(Code that draws figures)
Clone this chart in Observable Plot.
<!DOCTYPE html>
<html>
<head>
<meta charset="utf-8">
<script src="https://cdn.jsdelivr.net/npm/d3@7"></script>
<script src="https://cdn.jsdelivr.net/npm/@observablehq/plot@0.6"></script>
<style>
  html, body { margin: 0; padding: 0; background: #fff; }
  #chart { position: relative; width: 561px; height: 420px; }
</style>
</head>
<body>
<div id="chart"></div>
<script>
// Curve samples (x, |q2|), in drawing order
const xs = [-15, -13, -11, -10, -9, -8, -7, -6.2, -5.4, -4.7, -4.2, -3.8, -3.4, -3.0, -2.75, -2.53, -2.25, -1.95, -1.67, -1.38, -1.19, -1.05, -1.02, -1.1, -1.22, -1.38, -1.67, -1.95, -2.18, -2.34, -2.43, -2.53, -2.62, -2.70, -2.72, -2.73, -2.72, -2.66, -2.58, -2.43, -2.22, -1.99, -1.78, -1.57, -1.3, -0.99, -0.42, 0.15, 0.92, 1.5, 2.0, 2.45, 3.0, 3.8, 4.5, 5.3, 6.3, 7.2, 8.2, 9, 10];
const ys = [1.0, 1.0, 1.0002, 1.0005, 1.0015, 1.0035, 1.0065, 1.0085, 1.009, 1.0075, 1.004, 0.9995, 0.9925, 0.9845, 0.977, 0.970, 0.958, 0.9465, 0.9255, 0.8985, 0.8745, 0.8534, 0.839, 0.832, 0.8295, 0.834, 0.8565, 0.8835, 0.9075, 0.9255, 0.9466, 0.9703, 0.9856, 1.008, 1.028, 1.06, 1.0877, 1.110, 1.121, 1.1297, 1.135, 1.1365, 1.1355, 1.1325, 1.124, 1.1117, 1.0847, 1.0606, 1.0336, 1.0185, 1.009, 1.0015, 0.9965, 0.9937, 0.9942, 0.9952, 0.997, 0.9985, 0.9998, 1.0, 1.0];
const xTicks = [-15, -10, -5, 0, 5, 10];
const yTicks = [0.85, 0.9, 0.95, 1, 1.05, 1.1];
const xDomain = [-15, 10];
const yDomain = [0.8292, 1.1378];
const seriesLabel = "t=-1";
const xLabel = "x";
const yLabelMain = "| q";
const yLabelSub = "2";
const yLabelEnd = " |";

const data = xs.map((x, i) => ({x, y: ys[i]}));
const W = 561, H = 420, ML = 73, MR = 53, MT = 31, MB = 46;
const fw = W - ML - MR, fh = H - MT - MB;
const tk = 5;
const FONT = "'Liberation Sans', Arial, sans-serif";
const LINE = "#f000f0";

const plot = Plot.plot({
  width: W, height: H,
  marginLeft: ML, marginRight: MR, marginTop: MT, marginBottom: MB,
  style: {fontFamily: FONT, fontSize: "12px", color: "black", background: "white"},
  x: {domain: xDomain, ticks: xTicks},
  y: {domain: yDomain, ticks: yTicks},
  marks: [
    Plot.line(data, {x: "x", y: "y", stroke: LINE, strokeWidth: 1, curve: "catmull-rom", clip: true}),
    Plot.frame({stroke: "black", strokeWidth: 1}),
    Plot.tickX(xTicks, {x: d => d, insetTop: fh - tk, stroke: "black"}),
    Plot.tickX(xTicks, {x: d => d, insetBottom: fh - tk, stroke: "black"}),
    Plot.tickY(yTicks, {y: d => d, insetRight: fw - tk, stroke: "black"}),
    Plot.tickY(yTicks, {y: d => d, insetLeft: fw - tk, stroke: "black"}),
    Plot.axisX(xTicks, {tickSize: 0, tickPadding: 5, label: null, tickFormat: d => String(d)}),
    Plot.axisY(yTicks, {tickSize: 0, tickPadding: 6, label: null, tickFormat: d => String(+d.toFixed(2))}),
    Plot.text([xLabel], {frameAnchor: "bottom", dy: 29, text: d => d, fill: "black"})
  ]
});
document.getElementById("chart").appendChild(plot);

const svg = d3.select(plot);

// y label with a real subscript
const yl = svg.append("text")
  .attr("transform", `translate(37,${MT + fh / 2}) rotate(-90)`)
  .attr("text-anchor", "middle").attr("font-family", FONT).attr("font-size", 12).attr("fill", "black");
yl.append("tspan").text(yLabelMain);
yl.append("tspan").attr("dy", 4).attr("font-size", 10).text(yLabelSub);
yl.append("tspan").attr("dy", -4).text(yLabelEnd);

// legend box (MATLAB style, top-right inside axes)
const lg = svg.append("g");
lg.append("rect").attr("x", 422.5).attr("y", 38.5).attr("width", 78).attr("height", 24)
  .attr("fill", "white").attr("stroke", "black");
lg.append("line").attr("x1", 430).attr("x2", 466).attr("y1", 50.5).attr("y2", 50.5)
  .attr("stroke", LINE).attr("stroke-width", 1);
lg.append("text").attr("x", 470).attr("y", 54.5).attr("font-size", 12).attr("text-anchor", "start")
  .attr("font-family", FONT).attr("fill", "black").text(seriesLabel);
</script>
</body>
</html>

==

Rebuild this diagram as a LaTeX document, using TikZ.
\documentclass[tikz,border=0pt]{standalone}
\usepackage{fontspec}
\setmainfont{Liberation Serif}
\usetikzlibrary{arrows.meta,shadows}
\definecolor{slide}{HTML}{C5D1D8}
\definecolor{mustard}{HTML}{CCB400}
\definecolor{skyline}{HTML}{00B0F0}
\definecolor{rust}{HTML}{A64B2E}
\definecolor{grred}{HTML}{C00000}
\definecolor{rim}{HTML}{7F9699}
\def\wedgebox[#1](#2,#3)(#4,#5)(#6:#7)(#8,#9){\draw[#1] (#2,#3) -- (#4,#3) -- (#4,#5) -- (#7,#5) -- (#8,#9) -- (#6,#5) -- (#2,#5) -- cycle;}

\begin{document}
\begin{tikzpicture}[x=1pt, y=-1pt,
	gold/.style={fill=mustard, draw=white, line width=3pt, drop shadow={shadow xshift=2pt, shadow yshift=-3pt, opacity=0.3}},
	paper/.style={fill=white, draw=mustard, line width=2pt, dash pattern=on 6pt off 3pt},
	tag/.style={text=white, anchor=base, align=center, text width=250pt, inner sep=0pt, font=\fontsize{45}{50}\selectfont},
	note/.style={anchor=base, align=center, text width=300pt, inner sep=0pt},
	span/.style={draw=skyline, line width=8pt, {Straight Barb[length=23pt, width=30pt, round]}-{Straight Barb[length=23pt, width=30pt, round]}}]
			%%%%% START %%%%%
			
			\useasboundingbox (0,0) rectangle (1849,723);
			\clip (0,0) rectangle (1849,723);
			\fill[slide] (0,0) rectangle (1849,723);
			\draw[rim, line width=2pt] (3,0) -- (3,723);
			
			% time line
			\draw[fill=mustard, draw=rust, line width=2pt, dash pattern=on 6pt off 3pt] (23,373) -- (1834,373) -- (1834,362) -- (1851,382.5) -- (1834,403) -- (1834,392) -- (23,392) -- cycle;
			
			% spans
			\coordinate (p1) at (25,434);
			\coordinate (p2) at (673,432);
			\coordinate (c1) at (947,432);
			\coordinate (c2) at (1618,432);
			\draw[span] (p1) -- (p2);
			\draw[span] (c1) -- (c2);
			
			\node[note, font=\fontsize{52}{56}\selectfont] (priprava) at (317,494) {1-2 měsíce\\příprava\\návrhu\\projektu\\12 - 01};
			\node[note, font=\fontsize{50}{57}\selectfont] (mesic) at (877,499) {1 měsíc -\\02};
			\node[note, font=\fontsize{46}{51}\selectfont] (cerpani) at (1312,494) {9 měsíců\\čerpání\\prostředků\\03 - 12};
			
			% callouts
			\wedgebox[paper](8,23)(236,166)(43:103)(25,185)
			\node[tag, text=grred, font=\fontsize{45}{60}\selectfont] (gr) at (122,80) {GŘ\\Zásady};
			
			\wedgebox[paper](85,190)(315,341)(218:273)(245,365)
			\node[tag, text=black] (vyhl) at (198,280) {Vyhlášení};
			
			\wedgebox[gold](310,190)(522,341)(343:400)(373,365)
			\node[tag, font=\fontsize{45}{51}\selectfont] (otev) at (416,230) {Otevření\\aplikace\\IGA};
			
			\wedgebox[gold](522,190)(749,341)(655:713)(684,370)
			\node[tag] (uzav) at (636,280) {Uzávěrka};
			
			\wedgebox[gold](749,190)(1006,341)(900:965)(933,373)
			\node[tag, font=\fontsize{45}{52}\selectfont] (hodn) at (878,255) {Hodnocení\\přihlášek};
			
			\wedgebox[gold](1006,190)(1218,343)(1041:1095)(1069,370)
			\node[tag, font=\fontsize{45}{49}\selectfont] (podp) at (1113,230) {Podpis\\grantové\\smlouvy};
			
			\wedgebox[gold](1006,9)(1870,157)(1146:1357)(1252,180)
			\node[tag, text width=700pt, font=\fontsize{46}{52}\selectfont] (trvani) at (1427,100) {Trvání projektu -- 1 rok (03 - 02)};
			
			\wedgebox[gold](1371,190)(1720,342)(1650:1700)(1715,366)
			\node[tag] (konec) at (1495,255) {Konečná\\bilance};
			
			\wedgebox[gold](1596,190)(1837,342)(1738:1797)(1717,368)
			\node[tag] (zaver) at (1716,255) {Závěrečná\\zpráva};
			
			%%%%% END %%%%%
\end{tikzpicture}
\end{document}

- Written request
Locate the word "this" in the entries, and copy every line where it is found.

- Task output
Clone this chart in Observable Plot.
Rebuild this diagram as a LaTeX document, using TikZ.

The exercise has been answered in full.